▶ TASK STATEMENT:
Find the string "Python" in the listing and report every line that has it.

Rows from a dataset of charts and code
------

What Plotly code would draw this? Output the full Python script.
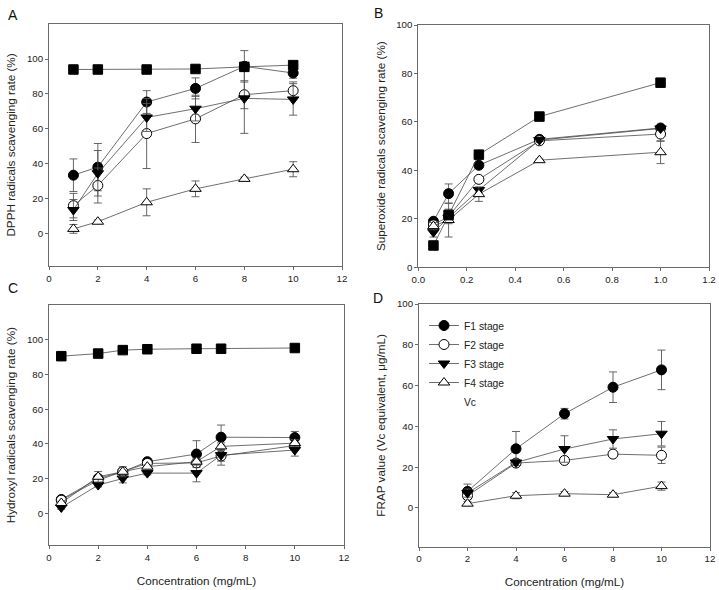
import plotly.graph_objects as go

# ---------------- data ----------------
series_names = ["F1 stage", "F2 stage", "F3 stage", "F4 stage", "Vc"]

# Panel A: DPPH
a_x = [1, 2, 4, 6, 8, 10]
a_f1 = [33.6, 38.2, 75.4, 83.2, 95.8, 92.0]
a_f1_err = [9.3, 13.5, 6.5, 6.0, 9.0, 3.0]
a_f2 = [16.2, 27.7, 57.4, 65.8, 79.6, 81.9]
a_f2_err = [7.0, 10.0, 20.0, 13.5, 8.0, 5.0]
a_f3 = [13.7, 34.7, 66.6, 71.6, 77.5, 76.9]
a_f3_err = [6.0, 13.0, 8.0, 7.0, 20.0, 9.0]
a_f4 = [2.9, 7.0, 18.1, 25.8, 31.5, 37.0]
a_f4_err = [2.5, 1.0, 7.7, 4.5, 1.0, 4.3]
a_vc = [94.0, 94.0, 94.0, 94.3, 95.5, 96.5]
a_vc_err = [0.5, 0.5, 0.5, 0.5, 0.5, 0.5]

# Panel B: superoxide
b_x = [0.0625, 0.125, 0.25, 0.5, 1.0]
b_f1 = [19.0, 30.4, 42.1, 52.8, 57.5]
b_f1_err = [1.0, 4.0, 1.0, 0.5, 0.5]
b_f2 = [17.5, 21.0, 36.3, 52.2, 55.0]
b_f2_err = [1.0, 3.0, 1.0, 0.5, 3.0]
b_f3 = [14.5, 20.5, 31.9, 52.5, 57.3]
b_f3_err = [2.0, 2.0, 1.0, 0.5, 0.5]
b_f4 = [17.0, 19.5, 30.2, 44.2, 47.5]
b_f4_err = [1.5, 7.0, 3.0, 0.5, 4.7]
b_vc = [9.0, 21.6, 46.5, 62.2, 76.2]
b_vc_err = [1.0, 2.0, 0.5, 0.5, 0.5]

# Panel C: hydroxyl
c_x = [0.5, 2, 3, 4, 6, 7, 10]
c_f1 = [7.9, 20.0, 23.9, 29.7, 34.1, 43.8, 43.6]
c_f1_err = [1.0, 1.5, 1.5, 1.0, 7.7, 7.0, 3.5]
c_f2 = [7.5, 19.0, 24.0, 28.7, 29.0, 33.0, 39.0]
c_f2_err = [1.0, 1.5, 1.5, 1.0, 2.0, 3.0, 2.0]
c_f3 = [3.3, 16.2, 20.0, 23.1, 23.1, 33.5, 36.4]
c_f3_err = [1.0, 1.0, 2.5, 1.0, 5.0, 5.8, 3.5]
c_f4 = [5.9, 21.0, 23.9, 26.8, 29.7, 38.5, 40.4]
c_f4_err = [1.0, 3.0, 2.9, 1.0, 2.0, 2.0, 2.0]
c_vc = [90.5, 92.0, 94.0, 94.5, 94.8, 94.8, 95.2]
c_vc_err = [0.5, 0.5, 0.5, 0.5, 0.5, 0.5, 0.5]

# Panel D: FRAP
d_x = [2, 4, 6, 8, 10]
d_f1 = [8.1, 29.0, 46.2, 59.2, 67.7]
d_f1_err = [3.6, 8.5, 2.6, 7.5, 9.7]
d_f2 = [6.0, 22.0, 23.3, 26.4, 25.8]
d_f2_err = [1.5, 1.5, 1.5, 1.5, 4.0]
d_f3 = [7.3, 22.3, 28.9, 33.8, 36.4]
d_f3_err = [2.0, 1.5, 6.5, 4.5, 6.0]
d_f4 = [2.1, 6.0, 7.0, 6.5, 10.7]
d_f4_err = [1.0, 1.5, 1.0, 1.0, 2.0]

# tick labels
tick_0_100 = [0, 20, 40, 60, 80, 100]
tick_0_12 = [0, 2, 4, 6, 8, 10, 12]
tick_b_x = [0.0, 0.2, 0.4, 0.6, 0.8, 1.0, 1.2]

panel_labels = ["A", "B", "C", "D"]
y_titles = [
    "DPPH radicals scavenging rate (%)",
    "Superoxide radicals scavenging rate (%)",
    "Hydroxyl radicals scavenging rate (%)",
    "FRAP value (Vc equivalent, \u03bcg/mL)",
]
x_title = "Concentration (mg/mL)"

# ---------------- styles ----------------
FONT = "Liberation Sans, Arial, sans-serif"
LINE_C = "#4a4a4a"
ERR_C = "#555555"
styles = [
    dict(symbol="circle", color="black", size=10),
    dict(symbol="circle-open", color="black", size=10),
    dict(symbol="triangle-down", color="black", size=10),
    dict(symbol="triangle-up-open", color="black", size=10),
    dict(symbol="square", color="black", size=9.5),
]

fig = go.Figure()


def add_series(xv, yv, ev, k, xa, ya, show):
    st = styles[k]
    marker = dict(symbol=st["symbol"], size=st["size"], color=st["color"],
                  line=dict(color="black", width=1))
    if "open" in st["symbol"]:
        marker = dict(symbol=st["symbol"].replace("-open", ""), size=st["size"],
                      color="white", line=dict(color="black", width=1))
    fig.add_trace(go.Scatter(
        x=xv, y=yv, mode="lines+markers", name=series_names[k],
        xaxis=xa, yaxis=ya, showlegend=show,
        line=dict(color=LINE_C, width=0.8),
        marker=marker,
        error_y=dict(type="data", array=ev, visible=True, color=ERR_C,
                     thickness=0.9, width=4),
    ))


panels = [
    (a_x, [a_f1, a_f2, a_f3, a_f4, a_vc], [a_f1_err, a_f2_err, a_f3_err, a_f4_err, a_vc_err], "x", "y"),
    (b_x, [b_f1, b_f2, b_f3, b_f4, b_vc], [b_f1_err, b_f2_err, b_f3_err, b_f4_err, b_vc_err], "x2", "y2"),
    (c_x, [c_f1, c_f2, c_f3, c_f4, c_vc], [c_f1_err, c_f2_err, c_f3_err, c_f4_err, c_vc_err], "x3", "y3"),
    (d_x, [d_f1, d_f2, d_f3, d_f4], [d_f1_err, d_f2_err, d_f3_err, d_f4_err], "x4", "y4"),
]
for pi, (xv, ys, es, xa, ya) in enumerate(panels):
    for k, (yv, ev) in enumerate(zip(ys, es)):
        add_series(xv, yv, ev, k, xa, ya, show=(pi == 3))

# legend-only "Vc" entry (no symbol shown in the original legend)
fig.add_trace(go.Scatter(x=[None], y=[None], mode="lines", name="Vc",
                         xaxis="x4", yaxis="y4", showlegend=True,
                         line=dict(color="rgba(0,0,0,0)", width=0)))

W, H = 719, 590


def dx(p0, p1):
    return [p0 / W, p1 / W]


def dy(p0, p1):
    return [1 - p1 / H, 1 - p0 / H]


axis_common = dict(showline=True, linecolor="#6a6a6a", linewidth=1, mirror=True,
                   ticks="outside", ticklen=3, tickcolor="#6a6a6a", tickwidth=1,
                   showgrid=False, zeroline=False, automargin=False,
                   tickfont=dict(family=FONT, size=9.7, color="#222"))
title_font = dict(family=FONT, size=11.7, color="#222")

fig.update_layout(
    width=W, height=H,
    margin=dict(l=0, r=0, t=0, b=0, pad=0),
    paper_bgcolor="white", plot_bgcolor="white",
    font=dict(family=FONT, color="#222"),
    xaxis=dict(domain=dx(49, 342), anchor="y", range=[0, 12], tickvals=tick_0_12, **axis_common),
    yaxis=dict(domain=dy(24, 266), anchor="x", range=[-18.3, 120], tickvals=tick_0_100,
               title=dict(text=y_titles[0], font=title_font, standoff=8), **axis_common),
    xaxis2=dict(domain=dx(418.3, 709), anchor="y2", range=[0, 1.2], tickvals=tick_b_x,
                tickformat=".1f", **axis_common),
    yaxis2=dict(domain=dy(25, 267.3), anchor="x2", range=[0, 100], tickvals=tick_0_100,
                title=dict(text=y_titles[1], font=title_font, standoff=8), **axis_common),
    xaxis3=dict(domain=dx(49, 344), anchor="y3", range=[0, 12], tickvals=tick_0_12,
                title=dict(text=x_title, font=title_font, standoff=14), **axis_common),
    yaxis3=dict(domain=dy(305, 545.3), anchor="x3", range=[-18.5, 120], tickvals=tick_0_100,
                title=dict(text=y_titles[2], font=title_font, standoff=8), **axis_common),
    xaxis4=dict(domain=dx(419, 710), anchor="y4", range=[0, 12], tickvals=tick_0_12,
                title=dict(text=x_title, font=title_font, standoff=14), **axis_common),
    yaxis4=dict(domain=dy(304, 546.7), anchor="x4", range=[-19, 100], tickvals=tick_0_100,
                title=dict(text=y_titles[3], font=title_font, standoff=8), **axis_common),
    legend=dict(x=424 / W, y=1 - 311 / H, xanchor="left", yanchor="top",
                bgcolor="rgba(0,0,0,0)", borderwidth=0,
                font=dict(family=FONT, size=10.3, color="#222"),
                itemwidth=30, tracegroupgap=0),
)

label_pos = [(6, 15), (372, 13), (6, 288), (371, 298)]
for lab, (px, py) in zip(panel_labels, label_pos):
    fig.add_annotation(text=lab, x=px / W, y=1 - py / H, xref="paper", yref="paper",
                       xanchor="left", yanchor="middle", showarrow=False,
                       font=dict(family=FONT, size=14, color="#111"))

fig.write_html("out.html", config={"displayModeBar": False},
               post_script="document.body.style.margin='0';document.body.style.padding='0';")
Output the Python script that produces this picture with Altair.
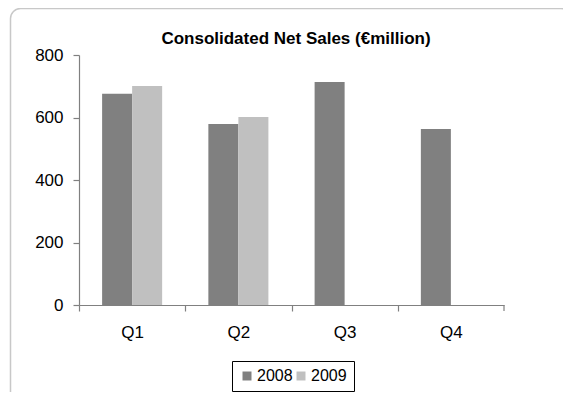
import altair as alt
import pandas as pd

quarters = ["Q1", "Q2", "Q3", "Q4"]
years = ["2008", "2009"]
sales_2008 = [676, 579, 714, 563]
sales_2009 = [701, 602, None, None]
y_ticks = [0, 200, 400, 600, 800]
title_text = "Consolidated Net Sales (€million)"

rows = []
for q, a, b in zip(quarters, sales_2008, sales_2009):
    rows.append({"quarter": q, "year": "2008", "sales": a})
    if b is not None:
        rows.append({"quarter": q, "year": "2009", "sales": b})
df = pd.DataFrame(rows)

FONT = "Arial, Liberation Sans, sans-serif"
STEP = 425 / 4

bars = alt.Chart(df).mark_bar().encode(
    x=alt.X("quarter:N", sort=quarters, title=None,
            scale=alt.Scale(paddingInner=0.435, paddingOuter=0.2175),
            axis=alt.Axis(labelAngle=0, tickSize=6, tickOffset=-STEP / 2,
                          labelOffset=STEP / 2,
                          labelPadding=13, labelFontSize=17, labelColor="#000000",
                          domainColor="#808080", tickColor="#808080",
                          labelFont=FONT, domainWidth=1.2, tickWidth=1.2)),
    xOffset=alt.XOffset("year:N", scale=alt.Scale(domain=years)),
    y=alt.Y("sales:Q", title=None,
            scale=alt.Scale(domain=[0, 800], nice=False),
            axis=alt.Axis(values=y_ticks, grid=False, tickSize=6, labelPadding=10,
                          labelFontSize=17, labelColor="#000000",
                          domainColor="#808080", tickColor="#808080",
                          labelFont=FONT, domainWidth=1.2, tickWidth=1.2)),
    color=alt.Color("year:N",
                    scale=alt.Scale(domain=years, range=["#808080", "#C0C0C0"]),
                    legend=alt.Legend(title=None, orient="none", direction="horizontal",
                                      legendX=153, legendY=306,
                                      symbolType="square", symbolSize=81,
                                      symbolStrokeWidth=0, symbolOpacity=1,
                                      labelFontSize=16, labelFont=FONT, labelColor="#000000",
                                      strokeColor="#000000", padding=7,
                                      columnPadding=0, labelOffset=2)),
)

end_tick = alt.Chart(pd.DataFrame({"a": [0]})).mark_rule(
    color="#808080", strokeWidth=1.2
).encode(x=alt.value(425), y=alt.value(250), y2=alt.value(256))

title = alt.Chart(pd.DataFrame({"t": [title_text]})).mark_text(
    font=FONT, fontSize=17, fontWeight="bold", color="#000000",
    align="center", baseline="alphabetic"
).encode(text="t:N", x=alt.value(217), y=alt.value(-11.5))

frame = alt.Chart(pd.DataFrame({"a": [0]})).mark_rect(
    fill=None, stroke="#C8C8C8", strokeWidth=1.5, cornerRadius=10, clip=False
).encode(
    x=alt.value(-68.5), x2=alt.value(492),
    y=alt.value(-46.5), y2=alt.value(350),
)

chart = alt.layer(frame, bars, end_tick, title).properties(
    width=425, height=250,
    background="white",
    autosize=alt.AutoSizeParams(type="none"),
    padding={"left": 71, "top": 47, "right": 59, "bottom": 87},
).configure_view(strokeWidth=0)

chart.save("out.html", embed_options={"renderer": "svg", "actions": False})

------

▶ TASK SOLUTION:
What Plotly code would draw this? Output the full Python script.
Output the Python script that produces this picture with Altair.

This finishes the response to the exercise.